If for example I was still living in an area in which there was a heavily Moroccan dominated school I could send my kid to, and a more white alternative that has some racism, I'm not sure I would have been able to stomach sending my kid to the Moroccan alternative, because of the other traits and influences they would pick up. This isn't just islam I am talking about, it is ghettofied Moroccan cultural mentality that I would kill to avoid placing my kids in to.
Bearing in mind I'm a single mum, even more so, since kids in all schools will find a way to bully the kid who doesn't fit in with the appropriate background.

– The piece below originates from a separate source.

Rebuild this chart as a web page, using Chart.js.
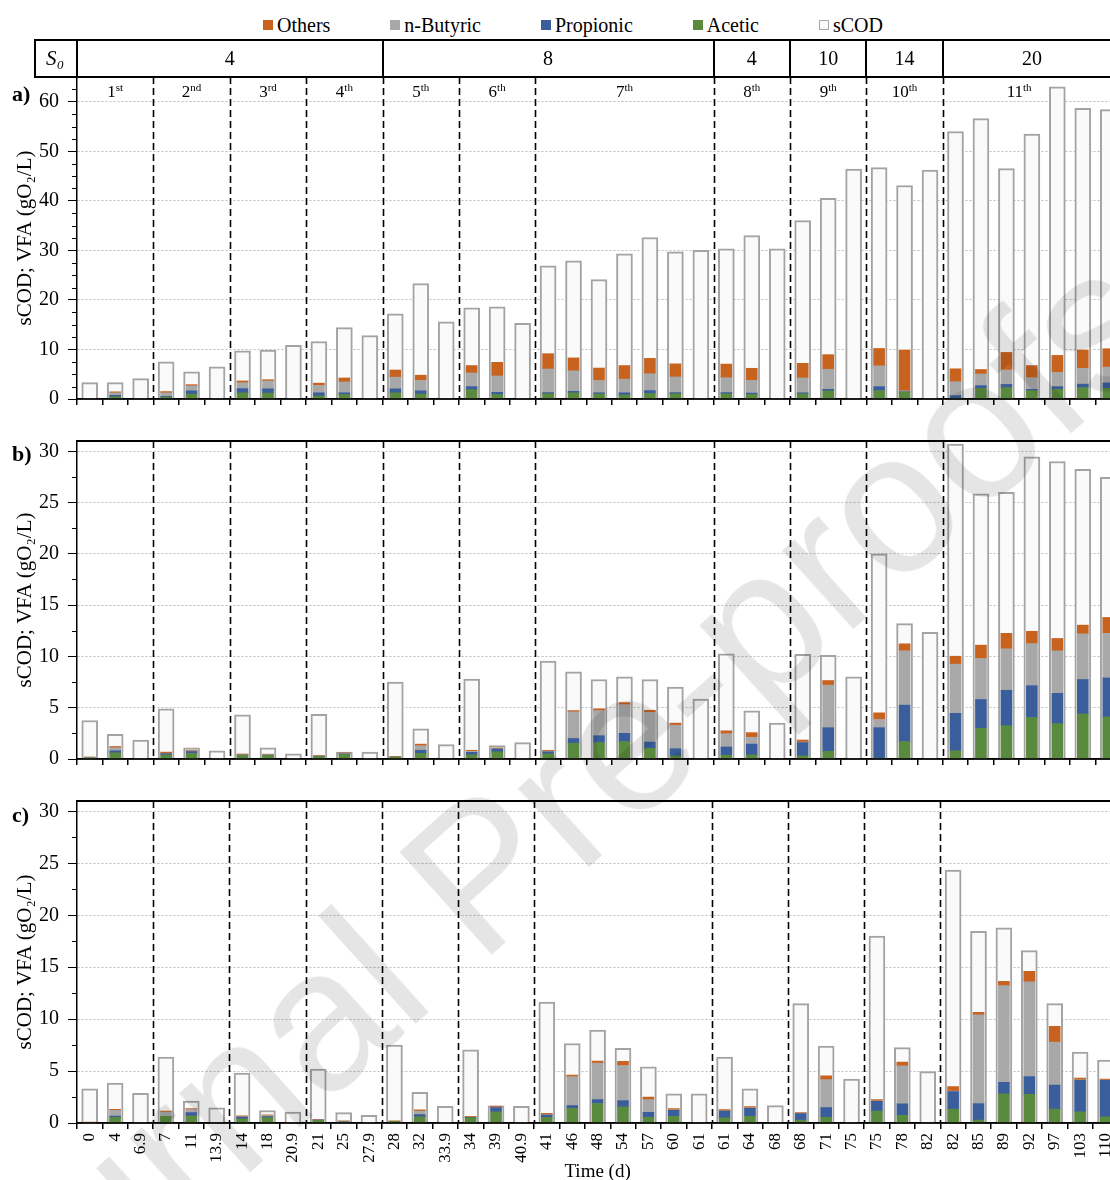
<!DOCTYPE html>
<html>
<head>
<meta charset="utf-8">
<script src="https://cdn.jsdelivr.net/npm/chart.js@4.4.1/dist/chart.umd.min.js"></script>
<style>
  html, body { margin: 0; padding: 0; background: #fff; overflow: hidden; }
  #wrap { position: relative; width: 1110px; height: 1180px; overflow: hidden; font-family: "Liberation Serif", "Times New Roman", serif; }
  canvas { position: absolute; left: 0; }
  #legend { position: absolute; top: 13px; left: 263px; display: flex; gap: 60px; font-size: 20px; line-height: 24px; white-space: nowrap; }
  #legend span { display: flex; align-items: center; }
  #legend i { display: inline-block; width: 10px; height: 10px; margin-right: 4px; box-sizing: border-box; }
  #wm { position: absolute; left: 516px; top: 840px; transform: translate(-50%, -50%) rotate(-42deg); font: 200px "Liberation Sans", Arial, sans-serif; color: rgba(0,0,0,0.1); white-space: nowrap; pointer-events: none; line-height: 1; }
</style>
</head>
<body>
<div id="wrap">
  <div id="legend"></div>
  <canvas id="chartA" width="1130" height="420" style="top:0"></canvas>
  <canvas id="chartB" width="1130" height="360" style="top:420px"></canvas>
  <canvas id="chartC" width="1130" height="405" style="top:780px"></canvas>
  <div id="wm">Journal Pre-proofs</div>
</div>
<script>
// categorias (dias)
const timeLabels = ['0','4','6.9','7','11','13.9','14','18','20.9','21','25','27.9','28','32','33.9','34','39','40.9',
  '41','46','48','54','57','60','61','61','64','68','68','71','75','75','78','82','82','85','89','92','97','103','110'];

// ciclos y S0
const cycleNums = ['1','2','3','4','5','6','7','8','9','10','11'];
const cycleSups = ['st','nd','rd','th','th','th','th','th','th','th','th'];
const cycleEnds = [2, 5, 8, 11, 14, 17, 24, 27, 30, 33, 40];
const s0Values = ['4','8','4','10','14','20'];
const s0Ends = [11, 24, 27, 30, 33, 40];

// panel a)
const aAcetic = [0,0.45,0,0.4,1.0,0,1.25,1.2,0,0.6,0.9,0,1.25,1.0,0,1.9,0.9,0,1.05,1.25,1.0,0.8,1.1,1.05,0,1.05,0.9,0,1.05,1.65,0,1.7,1.4,0,0.1,2.15,2.3,1.7,1.95,2.3,2.15];
const aPropionic = [0,0.3,0,0.15,0.65,0,0.85,0.85,0,0.65,0.35,0,0.8,0.65,0,0.6,0.45,0,0.25,0.3,0.25,0.45,0.6,0.25,0,0.25,0.3,0,0.2,0.3,0,0.8,0.05,0,0.6,0.55,0.65,0.25,0.55,0.7,1.1];
const aButyric = [0,0.5,0,0.7,1.0,0,1.2,1.6,0,1.5,2.2,0,2.35,2.1,0,2.75,3.3,0,4.75,4.15,2.5,2.75,3.4,3.15,0,3.0,2.55,0,3.0,4.05,0,4.2,0.2,0,2.8,2.35,2.9,2.35,2.9,3.2,3.2];
const aOthers = [0,0.2,0,0.25,0.25,0,0.35,0.25,0,0.45,0.8,0,1.45,1.05,0,1.5,2.75,0,3.1,2.6,2.5,2.75,3.1,2.65,0,2.75,2.45,0,2.95,2.95,0,3.5,8.25,0,2.6,0.9,3.55,2.45,3.4,3.7,3.7];
const aSCOD = [3.3,3.3,4.1,7.5,5.5,6.5,9.7,9.9,10.85,11.6,14.4,12.8,17.2,23.3,15.6,18.4,18.6,15.3,26.9,27.9,24.1,29.3,32.6,29.7,30.0,30.3,33.0,30.3,36.0,40.5,46.4,46.7,43.1,46.2,54.0,56.6,46.5,53.5,63.0,58.7,58.4];

// panel b)
const bAcetic = [0.1,0.6,0,0.4,0.55,0,0.35,0.35,0,0.25,0.45,0,0.18,0.55,0,0.4,0.7,0,0.5,1.55,1.6,1.7,1.05,0.3,0,0.37,0.4,0,0.3,0.75,0,0,1.7,0,0.8,3.0,3.25,4.05,3.45,4.4,4.1];
const bPropionic = [0,0.2,0,0.12,0.18,0,0.03,0.03,0,0.02,0.05,0,0,0.3,0,0.25,0.28,0,0.2,0.45,0.67,0.8,0.6,0.7,0,0.8,1.05,0,1.3,2.3,0,3.05,3.55,0,3.65,2.8,3.45,3.1,2.95,3.35,3.8];
const bButyric = [0.05,0.3,0,0.03,0.06,0,0.03,0.04,0,0.03,0.05,0,0.02,0.45,0,0.1,0.03,0,0.07,2.6,2.45,2.8,2.9,2.3,0,1.3,0.67,0,0.05,4.15,0,0.8,5.3,0,4.8,4.0,4.05,4.1,4.15,4.45,4.35];
const bOthers = [0.05,0.12,0,0.12,0.06,0,0.08,0.05,0,0.05,0.05,0,0.06,0.15,0,0.1,0.07,0,0.08,0.12,0.18,0.2,0.2,0.2,0,0.28,0.45,0,0.2,0.45,0,0.65,0.68,0,0.77,1.3,1.5,1.2,1.2,0.85,1.55];
const bSCOD = [3.75,2.4,1.85,4.9,1.1,0.8,4.3,1.1,0.5,4.35,0.67,0.67,7.5,2.95,1.4,7.8,1.3,1.6,9.55,8.5,7.75,8.0,7.75,7.0,5.85,10.25,4.7,3.5,10.2,10.1,8.0,20.0,13.2,12.35,30.7,25.85,26.0,29.45,29.0,28.25,27.45];

// panel c)
const cAcetic = [0,0.55,0,0.65,0.7,0,0.4,0.52,0,0.25,0.1,0,0.15,0.6,0,0.52,1.08,0,0.55,1.42,1.88,1.55,0.55,0.65,0,0.5,0.65,0,0.28,0.55,0,1.15,0.75,0,1.33,0.28,2.8,2.75,1.33,1.08,0.6];
const cPropionic = [0,0.12,0,0,0.3,0,0.18,0.1,0,0.03,0.02,0,0,0.2,0,0.03,0.4,0,0.22,0.25,0.37,0.62,0.47,0.58,0,0.65,0.77,0,0.62,0.93,0,0.93,1.1,0,1.7,1.6,1.12,1.73,2.32,3.03,3.5];
const cButyric = [0,0.55,0,0.4,0.3,0,0.03,0.1,0,0.03,0.03,0,0,0.35,0,0.03,0.05,0,0.03,2.8,3.52,3.37,1.23,0.03,0,0.03,0.03,0,0.02,2.7,0,0.05,3.65,0,0.05,8.53,9.3,9.11,4.14,0.05,0.03];
const cOthers = [0.1,0.1,0,0.1,0.1,0,0.07,0.06,0,0.05,0.05,0,0.06,0.12,0,0.07,0.1,0,0.12,0.15,0.18,0.4,0.25,0.13,0,0.1,0.12,0,0.08,0.37,0,0.12,0.37,0,0.43,0.25,0.43,1.0,1.51,0.17,0.1];
const cSCOD = [3.3,3.85,2.85,6.35,2.1,1.45,4.8,1.2,1.05,5.2,1.0,0.75,7.5,2.95,1.6,7.05,1.65,1.6,11.65,7.65,8.95,7.2,5.4,2.8,2.8,6.35,3.3,1.67,11.5,7.4,4.23,18.0,7.25,4.95,24.35,18.45,18.8,16.6,11.5,6.83,6.05];

const colors = { 'Others': '#C8621F', 'n-Butyric': '#A8A8A8', 'Propionic': '#3A5D9C', 'Acetic': '#5A8A3E', 'sCOD': '#FAFAFA' };
const legendOrder = ['Others', 'n-Butyric', 'Propionic', 'Acetic', 'sCOD'];

Chart.defaults.font.family = '"Liberation Serif", "Times New Roman", serif';
Chart.defaults.color = '#000';

// leyenda
const legend = document.getElementById('legend');
legendOrder.forEach(function(name) {
    const s = document.createElement('span');
    const box = document.createElement('i');
    box.style.background = colors[name];
    if (name === 'sCOD') box.style.border = '1px solid #A6A6A6';
    s.appendChild(box);
    s.appendChild(document.createTextNode(name));
    legend.appendChild(s);
});

const decor = {
    id: 'decor',
    afterDraw(chart, args, o) {
        const ctx = chart.ctx;
        const x = chart.scales.x;
        const y = chart.scales.y;
        const area = chart.chartArea;
        const edge = i => (x.getPixelForValue(i) + x.getPixelForValue(i + 1)) / 2;
        ctx.save();
        ctx.strokeStyle = '#000';
        ctx.fillStyle = '#000';

        // ticks menores
        ctx.lineWidth = 1;
        y.ticks.forEach(function(t) {
            if (t.value % o.major !== 0) {
                const py = Math.round(y.getPixelForValue(t.value)) + 0.5;
                ctx.beginPath();
                ctx.moveTo(area.left - 5, py);
                ctx.lineTo(area.left, py);
                ctx.stroke();
            }
        });

        // lineas de ciclo
        ctx.lineWidth = 1.6;
        ctx.setLineDash([7, 4]);
        cycleEnds.slice(0, -1).forEach(function(e) {
            const px = Math.round(edge(e)) + 0.5;
            ctx.beginPath();
            ctx.moveTo(px, area.top);
            ctx.lineTo(px, area.bottom);
            ctx.stroke();
        });
        ctx.setLineDash([]);

        // ejes
        ctx.lineWidth = 1.5;
        ctx.beginPath();
        ctx.moveTo(area.left, area.bottom);
        ctx.lineTo(area.right + 10, area.bottom);
        ctx.stroke();
        if (o.topBorder) {
            ctx.lineWidth = 2;
            ctx.beginPath();
            ctx.moveTo(area.left, area.top);
            ctx.lineTo(area.right + 10, area.top);
            ctx.stroke();
        }

        // etiqueta del panel
        ctx.font = 'bold 22px "Liberation Serif"';
        ctx.textAlign = 'left';
        ctx.textBaseline = 'alphabetic';
        ctx.fillText(o.label, 12, o.labelY);

        if (o.table) {
            const top = 40, bot = area.top, left = 35;
            ctx.lineWidth = 2;
            ctx.strokeRect(left, top, area.right + 20 - left, bot - top);
            ctx.beginPath();
            ctx.moveTo(area.left, top);
            ctx.lineTo(area.left, bot);
            s0Ends.slice(0, -1).forEach(function(e) {
                const px = Math.round(edge(e));
                ctx.moveTo(px, top);
                ctx.lineTo(px, bot);
            });
            ctx.stroke();

            ctx.textAlign = 'center';
            ctx.textBaseline = 'middle';
            ctx.font = '20px "Liberation Serif"';
            let start = 0;
            s0Ends.forEach(function(e, k) {
                const l = start === 0 ? area.left : edge(start - 1);
                const r = e === timeLabels.length - 1 ? area.right : edge(e);
                ctx.fillText(s0Values[k], (l + r) / 2, (top + bot) / 2 + 1);
                start = e + 1;
            });
            ctx.textAlign = 'left';
            ctx.textBaseline = 'alphabetic';
            ctx.font = 'italic 21px "Liberation Serif"';
            ctx.fillText('S', 46, 65);
            ctx.font = 'italic 13px "Liberation Serif"';
            ctx.fillText('0', 57, 69);

            // ciclos
            start = 0;
            cycleEnds.forEach(function(e, k) {
                const l = start === 0 ? area.left : edge(start - 1);
                const r = e === timeLabels.length - 1 ? area.right : edge(e);
                const cx = e === timeLabels.length - 1 ? edge(36) : (l + r) / 2;
                ctx.font = '17px "Liberation Serif"';
                const w1 = ctx.measureText(cycleNums[k]).width;
                ctx.font = '11px "Liberation Serif"';
                const w2 = ctx.measureText(cycleSups[k]).width;
                const x0 = cx - (w1 + w2) / 2;
                ctx.font = '17px "Liberation Serif"';
                ctx.fillText(cycleNums[k], x0, 97);
                ctx.font = '11px "Liberation Serif"';
                ctx.fillText(cycleSups[k], x0 + w1, 91);
                start = e + 1;
            });
        }
        ctx.restore();
    }
};

function yScale(max, major) {
    return {
        stacked: true,
        min: 0,
        max: max,
        afterBuildTicks: function(s) {
            const t = [];
            for (let v = 0; v <= max + 1e-9; v += 2.5) t.push({ value: v });
            s.ticks = t;
        },
        afterFit: function(s) { s.width = 77; },
        ticks: {
            autoSkip: false,
            padding: 9,
            font: { size: 20 },
            callback: v => (v % major === 0 ? v : '')
        },
        grid: {
            color: c => (c.tick && c.tick.value % major === 0 && c.tick.value > 0 ? '#BDBDBD' : 'rgba(0,0,0,0)'),
            tickColor: c => (c.tick && c.tick.value % major === 0 ? '#000' : 'rgba(0,0,0,0)'),
            tickLength: 9,
            lineWidth: 1
        },
        border: { color: '#000', width: 1.5, dash: [2, 2] },
        title: {
            display: true,
            text: 'sCOD; VFA (gO\u2082/L)',
            font: { size: 21 },
            padding: { top: 13, bottom: 0 }
        }
    };
}

function crearPanel(id, d) {
    const ctx = document.getElementById(id).getContext('2d');
    const vfa = { stack: 'vfa', grouped: false, barThickness: 11, order: 0 };
    return new Chart(ctx, {
        type: 'bar',
        data: {
            labels: timeLabels,
            datasets: [
                Object.assign({ label: 'Acetic', data: d.acetic, backgroundColor: colors['Acetic'] }, vfa),
                Object.assign({ label: 'Propionic', data: d.propionic, backgroundColor: colors['Propionic'] }, vfa),
                Object.assign({ label: 'n-Butyric', data: d.butyric, backgroundColor: colors['n-Butyric'] }, vfa),
                Object.assign({ label: 'Others', data: d.others, backgroundColor: colors['Others'] }, vfa),
                { label: 'sCOD', data: d.scod, stack: 'scod', grouped: false, backgroundColor: colors['sCOD'],
                  borderColor: '#A3A3A3', borderWidth: 2, barThickness: 16, order: 1 }
            ]
        },
        options: {
            responsive: false,
            animation: false,
            layout: { padding: { top: d.padTop, right: 9, left: 0, bottom: 0 } },
            plugins: {
                legend: { display: false },
                tooltip: { enabled: false },
                decor: { major: d.major, label: d.label, labelY: d.labelY, table: d.table, topBorder: !d.table }
            },
            scales: {
                x: {
                    offset: true,
                    afterFit: function(s) { s.height = d.xHeight; },
                    grid: { offset: true, drawOnChartArea: false, tickLength: 6, tickColor: '#000', lineWidth: 1.5 },
                    border: { color: '#000', width: 1.5 },
                    ticks: { display: d.showX, autoSkip: false, minRotation: 90, maxRotation: 90, padding: 4, font: { size: 17 } },
                    title: { display: d.showX, text: 'Time (d)', font: { size: 19 }, padding: { top: 0, bottom: 2 } }
                },
                y: yScale(d.max, d.major)
            }
        },
        plugins: [decor]
    });
}

crearPanel('chartA', { acetic: aAcetic, propionic: aPropionic, butyric: aButyric, others: aOthers, scod: aSCOD,
    max: 65, major: 10, padTop: 77, xHeight: 14, showX: false, label: 'a)', labelY: 101, table: true });
crearPanel('chartB', { acetic: bAcetic, propionic: bPropionic, butyric: bButyric, others: bOthers, scod: bSCOD,
    max: 31, major: 5, padTop: 13, xHeight: 9, showX: false, label: 'b)', labelY: 41, table: false });
crearPanel('chartC', { acetic: cAcetic, propionic: cPropionic, butyric: cButyric, others: cOthers, scod: cSCOD,
    max: 31, major: 5, padTop: 9, xHeight: 62, showX: true, label: 'c)', labelY: 42, table: false });
</script>
</body>
</html>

I honestly don't want my kids to pick up the mentality that they will if they attended the same school my sister's kids do, and judging from her kids, I'm pretty pleased I've avoided it.
Also, on the racism front, my kids do happen to go to a very mixed school locally to me, children of all flavours go there, and yet my own son, who is a mildly olive skinned, and practically white in the winter......is still called a paki.
My daughter who is taller than other girls is called fat, my eldest son who goes to a boarding school is also called paki, but he is much much darker, like me, and thus you can understand the geographical mistakes the racists make, less so with my practically white son.
Kids are uneducated assholes in any school.
Yet, my kids are doing well and find it humorous thanks to my support and home education, and of course my continued contact with the schools to remind them to educate the children they are teaching.
Of course problems may yet arise, but for the most part my children seem happy, and I am still so relieved at how different they are mentally, to my sister's very Moroccan-muslim children, who bear all the hallmarks of a rising experience of teenage hood on a level I experienced it.... horribly.
Still though, I do have the option of very mixed schools, and not over populated by any race, and so I am not in (excuse me, I have to say this) such a black and white situation.
I also moved from Yorkshire for the same reason you are experiencing now, because people would walk past me and my son and call us Pakis. I found in the long run it was too much for me to take, so I do understand where you are coming from.
I just wanted to point out that even in a multi racial school my kids are still called names, it is stupidly unavoidable with pig ignorant parents roaming around out there.